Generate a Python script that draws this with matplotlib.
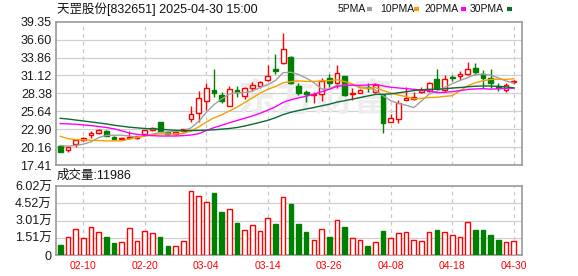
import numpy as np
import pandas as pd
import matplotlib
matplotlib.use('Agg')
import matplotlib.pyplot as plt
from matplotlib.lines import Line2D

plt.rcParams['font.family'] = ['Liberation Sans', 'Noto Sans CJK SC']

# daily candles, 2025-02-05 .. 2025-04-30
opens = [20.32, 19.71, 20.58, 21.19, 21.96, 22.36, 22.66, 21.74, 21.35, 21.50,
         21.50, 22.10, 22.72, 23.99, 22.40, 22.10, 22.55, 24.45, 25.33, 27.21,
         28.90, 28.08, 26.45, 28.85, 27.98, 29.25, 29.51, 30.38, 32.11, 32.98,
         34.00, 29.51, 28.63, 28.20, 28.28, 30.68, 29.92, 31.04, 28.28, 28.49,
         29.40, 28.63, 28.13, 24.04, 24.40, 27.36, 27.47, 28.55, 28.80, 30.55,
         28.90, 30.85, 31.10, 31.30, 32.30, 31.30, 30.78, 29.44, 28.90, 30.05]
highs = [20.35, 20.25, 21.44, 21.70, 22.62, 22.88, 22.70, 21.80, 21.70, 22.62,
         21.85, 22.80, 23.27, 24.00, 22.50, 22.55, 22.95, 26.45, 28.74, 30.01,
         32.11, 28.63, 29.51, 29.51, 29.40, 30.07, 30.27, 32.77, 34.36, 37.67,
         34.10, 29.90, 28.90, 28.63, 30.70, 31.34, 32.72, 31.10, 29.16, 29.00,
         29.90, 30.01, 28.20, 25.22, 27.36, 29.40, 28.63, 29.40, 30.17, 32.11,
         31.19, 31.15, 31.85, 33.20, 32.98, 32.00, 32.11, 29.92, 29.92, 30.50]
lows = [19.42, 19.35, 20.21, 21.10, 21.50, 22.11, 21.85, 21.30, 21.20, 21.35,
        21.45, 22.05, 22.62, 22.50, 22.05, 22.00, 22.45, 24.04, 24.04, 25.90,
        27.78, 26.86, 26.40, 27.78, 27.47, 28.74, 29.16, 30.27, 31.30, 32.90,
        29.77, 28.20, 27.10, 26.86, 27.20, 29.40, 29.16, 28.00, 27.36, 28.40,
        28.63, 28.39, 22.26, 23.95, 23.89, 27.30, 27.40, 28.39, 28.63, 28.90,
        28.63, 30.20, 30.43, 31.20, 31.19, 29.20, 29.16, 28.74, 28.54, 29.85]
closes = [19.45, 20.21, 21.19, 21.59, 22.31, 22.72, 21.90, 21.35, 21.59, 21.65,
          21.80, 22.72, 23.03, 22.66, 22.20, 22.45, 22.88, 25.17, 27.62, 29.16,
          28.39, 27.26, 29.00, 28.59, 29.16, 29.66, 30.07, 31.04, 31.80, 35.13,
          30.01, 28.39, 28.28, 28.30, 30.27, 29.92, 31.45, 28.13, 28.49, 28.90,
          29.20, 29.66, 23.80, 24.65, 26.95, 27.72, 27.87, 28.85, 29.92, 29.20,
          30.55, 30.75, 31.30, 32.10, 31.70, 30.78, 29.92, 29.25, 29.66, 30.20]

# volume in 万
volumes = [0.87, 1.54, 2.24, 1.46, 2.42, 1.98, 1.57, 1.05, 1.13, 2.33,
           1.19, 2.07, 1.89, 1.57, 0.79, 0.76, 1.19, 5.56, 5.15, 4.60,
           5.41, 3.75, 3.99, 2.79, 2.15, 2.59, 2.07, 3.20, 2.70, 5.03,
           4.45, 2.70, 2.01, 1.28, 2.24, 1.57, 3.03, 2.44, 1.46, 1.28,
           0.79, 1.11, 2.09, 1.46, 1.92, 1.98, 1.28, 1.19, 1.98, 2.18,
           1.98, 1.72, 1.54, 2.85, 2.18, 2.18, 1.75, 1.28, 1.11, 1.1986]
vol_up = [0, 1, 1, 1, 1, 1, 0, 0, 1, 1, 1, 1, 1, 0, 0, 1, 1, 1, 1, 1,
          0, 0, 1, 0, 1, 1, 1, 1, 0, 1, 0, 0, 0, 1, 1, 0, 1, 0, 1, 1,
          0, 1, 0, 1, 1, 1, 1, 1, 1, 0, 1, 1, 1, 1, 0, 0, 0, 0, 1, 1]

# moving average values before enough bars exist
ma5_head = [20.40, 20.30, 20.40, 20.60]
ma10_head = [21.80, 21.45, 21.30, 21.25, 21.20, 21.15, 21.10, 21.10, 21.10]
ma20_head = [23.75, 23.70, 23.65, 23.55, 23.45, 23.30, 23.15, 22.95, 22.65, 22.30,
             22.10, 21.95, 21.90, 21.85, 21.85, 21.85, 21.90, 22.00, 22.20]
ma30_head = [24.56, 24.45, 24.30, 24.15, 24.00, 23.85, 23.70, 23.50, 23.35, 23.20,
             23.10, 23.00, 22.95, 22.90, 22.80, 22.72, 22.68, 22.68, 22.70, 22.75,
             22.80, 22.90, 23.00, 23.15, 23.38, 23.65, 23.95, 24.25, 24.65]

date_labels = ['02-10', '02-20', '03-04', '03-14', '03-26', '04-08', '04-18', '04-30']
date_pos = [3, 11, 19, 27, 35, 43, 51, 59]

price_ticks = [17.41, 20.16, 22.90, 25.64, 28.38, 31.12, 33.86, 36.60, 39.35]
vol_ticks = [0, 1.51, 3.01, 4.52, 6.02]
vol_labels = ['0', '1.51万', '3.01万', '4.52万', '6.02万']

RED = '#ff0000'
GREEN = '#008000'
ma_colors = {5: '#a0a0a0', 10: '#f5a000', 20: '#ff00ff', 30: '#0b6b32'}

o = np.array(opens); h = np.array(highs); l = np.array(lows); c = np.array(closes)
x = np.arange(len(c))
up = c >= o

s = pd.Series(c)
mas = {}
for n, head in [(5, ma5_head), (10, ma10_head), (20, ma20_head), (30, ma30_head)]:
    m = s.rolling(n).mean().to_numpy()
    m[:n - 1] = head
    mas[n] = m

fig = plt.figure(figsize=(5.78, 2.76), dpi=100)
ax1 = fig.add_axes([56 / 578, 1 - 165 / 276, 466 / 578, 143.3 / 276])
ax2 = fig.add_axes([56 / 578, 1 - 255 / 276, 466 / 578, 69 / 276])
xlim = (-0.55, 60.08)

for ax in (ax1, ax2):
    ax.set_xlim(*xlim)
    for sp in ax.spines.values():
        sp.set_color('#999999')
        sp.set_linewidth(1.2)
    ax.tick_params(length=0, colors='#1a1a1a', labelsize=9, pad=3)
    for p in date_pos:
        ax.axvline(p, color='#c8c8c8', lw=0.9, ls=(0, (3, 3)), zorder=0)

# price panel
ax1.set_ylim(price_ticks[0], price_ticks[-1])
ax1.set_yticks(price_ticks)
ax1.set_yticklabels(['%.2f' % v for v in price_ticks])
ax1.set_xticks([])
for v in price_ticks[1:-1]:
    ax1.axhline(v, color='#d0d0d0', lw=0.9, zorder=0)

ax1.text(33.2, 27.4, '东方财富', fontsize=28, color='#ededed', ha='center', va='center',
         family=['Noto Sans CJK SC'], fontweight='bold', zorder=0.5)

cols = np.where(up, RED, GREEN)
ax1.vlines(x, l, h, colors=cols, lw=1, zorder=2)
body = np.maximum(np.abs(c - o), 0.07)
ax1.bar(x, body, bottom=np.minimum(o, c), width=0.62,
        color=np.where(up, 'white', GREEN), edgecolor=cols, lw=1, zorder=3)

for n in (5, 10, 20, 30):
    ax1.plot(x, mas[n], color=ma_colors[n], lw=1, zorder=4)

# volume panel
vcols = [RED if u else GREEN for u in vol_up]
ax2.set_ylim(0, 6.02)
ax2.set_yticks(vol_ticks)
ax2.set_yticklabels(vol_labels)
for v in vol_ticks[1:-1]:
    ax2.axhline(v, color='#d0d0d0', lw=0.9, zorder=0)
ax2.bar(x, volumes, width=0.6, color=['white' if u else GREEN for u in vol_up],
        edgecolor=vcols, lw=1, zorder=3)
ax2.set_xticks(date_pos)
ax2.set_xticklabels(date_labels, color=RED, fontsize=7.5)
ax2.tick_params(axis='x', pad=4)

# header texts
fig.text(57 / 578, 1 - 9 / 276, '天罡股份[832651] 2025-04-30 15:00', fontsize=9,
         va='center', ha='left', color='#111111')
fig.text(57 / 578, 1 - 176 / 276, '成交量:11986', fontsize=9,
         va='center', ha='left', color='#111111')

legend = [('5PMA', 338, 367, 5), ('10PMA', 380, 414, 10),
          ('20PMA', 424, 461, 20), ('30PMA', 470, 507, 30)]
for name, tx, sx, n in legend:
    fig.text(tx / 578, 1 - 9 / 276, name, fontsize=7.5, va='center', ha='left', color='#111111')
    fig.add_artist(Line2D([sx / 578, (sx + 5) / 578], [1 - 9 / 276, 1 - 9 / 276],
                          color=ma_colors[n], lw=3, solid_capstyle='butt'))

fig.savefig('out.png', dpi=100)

| Task prompt |
Copy each line that holds the word "matplotlib".

| Final result |
Generate a Python script that draws this with matplotlib.
import matplotlib
matplotlib.use('Agg')
import matplotlib.pyplot as plt
from matplotlib.lines import Line2D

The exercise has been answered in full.